**PROBLEM REQUIREMENTS**
Search the material for the string "chart", then return every line where it is found.

**RAW DATA**

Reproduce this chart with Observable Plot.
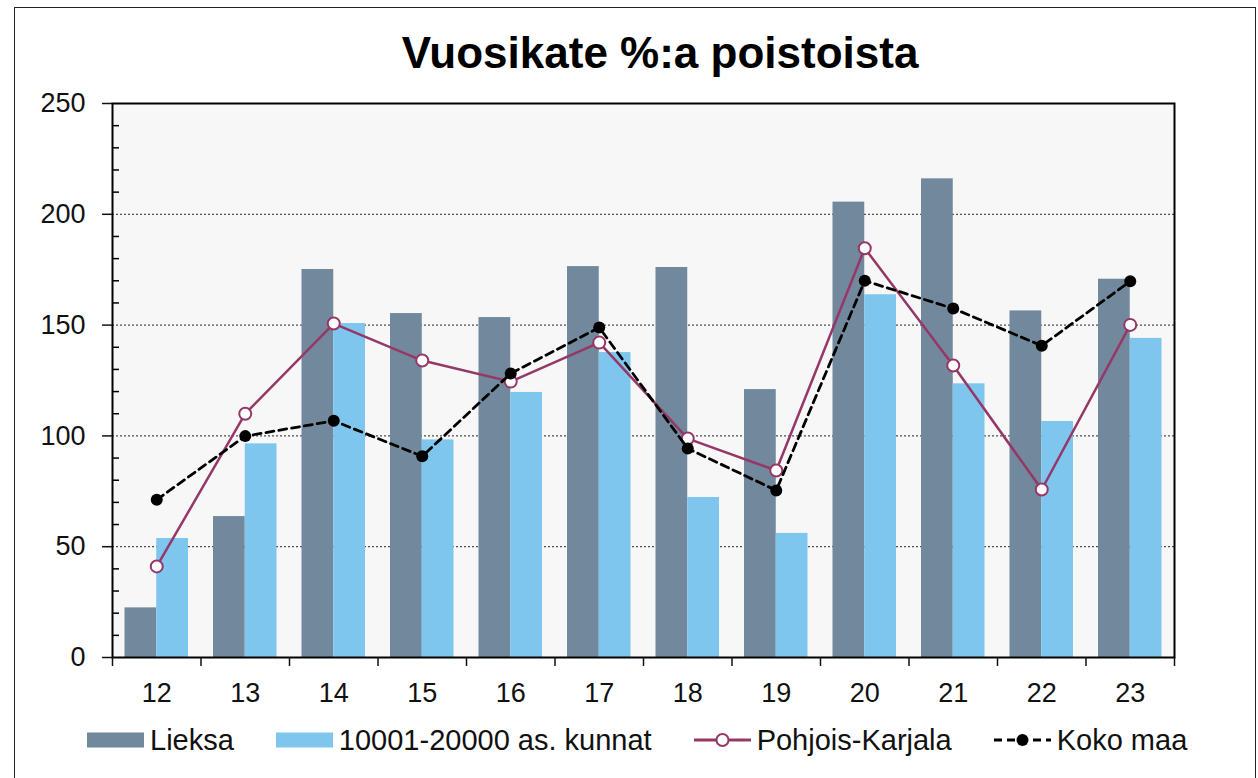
<!DOCTYPE html>
<html>
<head>
<meta charset="utf-8">
<script src="https://cdn.jsdelivr.net/npm/d3@7"></script>
<script src="https://cdn.jsdelivr.net/npm/@observablehq/plot@0.6"></script>
<style>
  html, body { margin: 0; padding: 0; background: #fff; }
  body { width: 1258px; height: 778px; position: relative; overflow: hidden; font-family: "Liberation Sans", Arial, sans-serif; }
  #frame { position: absolute; left: 14px; top: 7px; width: 1242px; height: 800px; border: 1.5px solid #222; box-sizing: border-box; }
  #title { position: absolute; left: 0; top: 28px; width: 1320px; text-align: center; font-size: 44px; line-height: 50px; font-weight: bold; color: #000; }
  #chart { position: absolute; left: 0; top: 0; }
  #legend { position: absolute; left: 87px; top: 724px; display: flex; align-items: center; font-size: 29px; line-height: 32px; color: #111; white-space: nowrap; }
  .item { display: flex; align-items: center; margin-right: 42px; }
  .item svg { margin-right: 6px; display: block; }
</style>
</head>
<body>
<div id="frame"></div>
<div id="chart"></div>
<div id="title">Vuosikate %:a poistoista</div>
<div id="legend"></div>
<script>
// ---- data ----
const years = ["12", "13", "14", "15", "16", "17", "18", "19", "20", "21", "22", "23"];
const lieksa = [22.4, 63.6, 175.1, 155.2, 153.4, 176.4, 176.0, 120.9, 205.5, 216.0, 156.4, 170.7];
const kunnat = [53.7, 96.4, 150.7, 98.2, 119.6, 137.6, 72.2, 56.0, 163.7, 123.5, 106.5, 144.0];
const pohjoisKarjala = [41.1, 110.0, 150.7, 134.0, 124.5, 142.1, 98.8, 84.4, 184.7, 131.8, 75.8, 150.1];
const kokoMaa = [71.2, 99.9, 106.8, 90.8, 128.2, 148.9, 94.3, 75.4, 170.0, 157.5, 140.7, 169.8];
const seriesNames = ["Lieksa", "10001-20000 as. kunnat", "Pohjois-Karjala", "Koko maa"];
const majorTicks = [0, 50, 100, 150, 200, 250];
const gridTicks = [50, 100, 150, 200];
const minorTicks = d3.range(10, 250, 10).filter(v => v % 50 !== 0);

const colors = { lieksa: "#71889D", kunnat: "#7EC6EE", pk: "#953868", koko: "#000000" };

const rows = years.map((y, i) => ({ year: y, lieksa: lieksa[i], kunnat: kunnat[i], pk: pohjoisKarjala[i], koko: kokoMaa[i] }));

// ---- layout ----
const W = 1258, H = 720;
const mL = 112, mR = 84, mT = 103, mB = 63;
const plotW = W - mL - mR;
const bw = plotW / years.length;
const outerGap = 12.5;
const font = "Liberation Sans, Arial, sans-serif";

const chart = Plot.plot({
  width: W, height: H,
  marginLeft: mL, marginRight: mR, marginTop: mT, marginBottom: mB,
  style: { fontFamily: font, background: "transparent", color: "#111", overflow: "visible" },
  x: { type: "band", domain: years, padding: 0, round: false, axis: null },
  y: { domain: [0, 250], axis: null },
  marks: [
    Plot.frame({ fill: "#F7F7F7" }),
    Plot.ruleY(gridTicks, { stroke: "#000", strokeWidth: 1, strokeDasharray: "2,2", strokeOpacity: 0.85 }),
    Plot.barY(rows, { x: "year", y: "lieksa", fill: colors.lieksa, insetLeft: outerGap, insetRight: bw / 2 }),
    Plot.barY(rows, { x: "year", y: "kunnat", fill: colors.kunnat, insetLeft: bw / 2, insetRight: outerGap }),
    Plot.line(rows, { x: "year", y: "pk", stroke: colors.pk, strokeWidth: 2.5 }),
    Plot.dot(rows, { x: "year", y: "pk", r: 6, fill: "white", stroke: colors.pk, strokeWidth: 2 }),
    Plot.line(rows, { x: "year", y: "koko", stroke: colors.koko, strokeWidth: 2.8, strokeDasharray: "8,5" }),
    Plot.dot(rows, { x: "year", y: "koko", r: 6, fill: colors.koko }),
    Plot.frame({ stroke: "#000", strokeWidth: 2 }),
    // minor inward ticks on y axis
    Plot.ruleY(minorTicks, { stroke: "#000", strokeWidth: 1.5, insetRight: plotW - 7 }),
    // major y axis
    Plot.axisY({ ticks: majorTicks, tickSize: 10, tickPadding: 17, fontSize: 27, label: null, strokeWidth: 1.5 }),
    // x category boundary ticks
    Plot.axisX({ ticks: years, tickSize: 9, tickFormat: () => "", dx: -bw / 2, label: null, strokeWidth: 1.5 }),
    Plot.axisX({ ticks: [years[years.length - 1]], tickSize: 9, tickFormat: () => "", dx: bw / 2, label: null, strokeWidth: 1.5 }),
    // x labels
    Plot.axisX({ ticks: years, tickSize: 0, tickPadding: 25, fontSize: 27, label: null })
  ]
});
document.getElementById("chart").appendChild(chart);

// ---- legend ----
const legend = document.getElementById("legend");
const swatches = [
  `<svg width="57" height="16"><rect x="0" y="0.5" width="57" height="15" fill="${colors.lieksa}"/></svg>`,
  `<svg width="57" height="16"><rect x="0" y="0.5" width="57" height="15" fill="${colors.kunnat}"/></svg>`,
  `<svg width="57" height="16"><line x1="0" y1="8" x2="57" y2="8" stroke="${colors.pk}" stroke-width="3"/><circle cx="28.5" cy="8" r="6" fill="white" stroke="${colors.pk}" stroke-width="2"/></svg>`,
  `<svg width="57" height="16"><line x1="0" y1="8" x2="57" y2="8" stroke="#000" stroke-width="3" stroke-dasharray="8,5"/><circle cx="28.5" cy="8" r="6" fill="#000"/></svg>`
];
seriesNames.forEach((name, i) => {
  const el = document.createElement("div");
  el.className = "item";
  el.innerHTML = swatches[i] + `<span>${name}</span>`;
  legend.appendChild(el);
});
</script>
</body>
</html>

**WRITTEN RESPONSE**
Reproduce this chart with Observable Plot.
  #chart { position: absolute; left: 0; top: 0; }
<div id="chart"></div>
const chart = Plot.plot({
document.getElementById("chart").appendChild(chart);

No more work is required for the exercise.